El prestigio de la desgracia

En la balanza del arte universal pesa más el prestigio de la elegía que el de el himno. Lo negro pinta más que lo blanco. Las lágrimas siempre han estado mejor consideradas que la sonrisa. Lo que gusta a la población lectora universal es justo todo aquello de lo que suele apartarse en la vida diaria, si no sufre ningún trastorno de la personalidad. A la gente la cachondizan los estereotipos fúnebres, las solemnidades góticas, los arquetipos suicidas, las biografías desesperadas: todo aquello, insisto, de lo que un individuo sano debería alejarse en su existencia.

Tengo la impresión de que la desgracia es tan prestigiosa debido, sobre todo, a una confusión de naturaleza gravitatoria. Se suele creer que lo trágico posee una masa superior, un mayor peso específico que todo aquello que no es trágico. Se suele pensar que en los meandros del desconsuelo y la tristeza existe una profundidad que nos enseña algún secreto superior acerca de la vida humana. Pero la verdad es que la pesantez no pesa más que la levedad, sino todo lo contrario.

Si hay algo misterioso, si hay algo sorprendente es la alegría, por el simple hecho de que existen muchos más motivos históricos y personales para sentirse desdichado que para sentirse satisfecho en el mundo.
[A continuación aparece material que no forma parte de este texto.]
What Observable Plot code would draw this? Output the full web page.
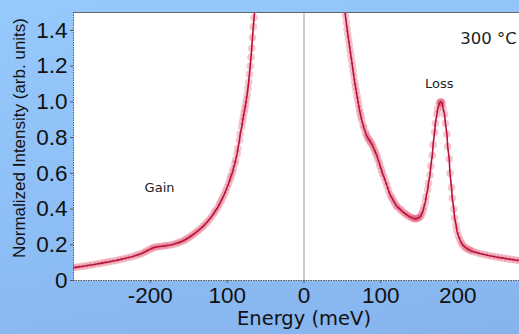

Es cierto que el hecho de asistir a la desgracia por persona interpuesta, protegidos desde la impunidad de nuestra condición espectadora, posee efectos terapéuticos. La circunstancia de que sean otros los que sufran en sus vidas respectivas ­-los que se peguen el tiro, los que padezcan dipsomanía, los que no lleguen a fin de mes con sus folletines por entregas- constituye un alivio, obra una catarsis evidente que nos libra por instantes de tener que sufrir nosotros. Pero ese consuelo de tontos (que nunca supone una tontería, porque consuela de verdad) no debe nublar nuestra mirada.

Lo incomprensible, bien mirado, es el cantor de la realidad. Más que un ejercicio de inteligencia, de perspicacia, de sutileza, el cántico requiere una voluntad de ceguera. Para observar el mundo con ojos bondadosos es preciso taparse esos ojos con respecto a casi todo lo que se observa, de lo contrario se ve lo evidente, lo explícito; es decir, la tragedia del mundo. En más de un sentido, los escritores elegíacos son naturalistas, pertenezcan al movimiento literario al que pertenezcan. En más de un sentido, los escritores trágicos son escritores de costumbres, mientras que los hímnicos cultivan una extraña variedad de la literatura fantástica. Los felices, por más que existan, siempre forman parte de un relato de ciencia ficción.

Los prestigios resultan difíciles de explicar, como cualquier género de éxito, pero creo que la superstición lectora debería conceder los galones del almirantazgo a los rarísimos: a esos artistas que celebran la naturaleza, contra las lecciones de la naturaleza misma.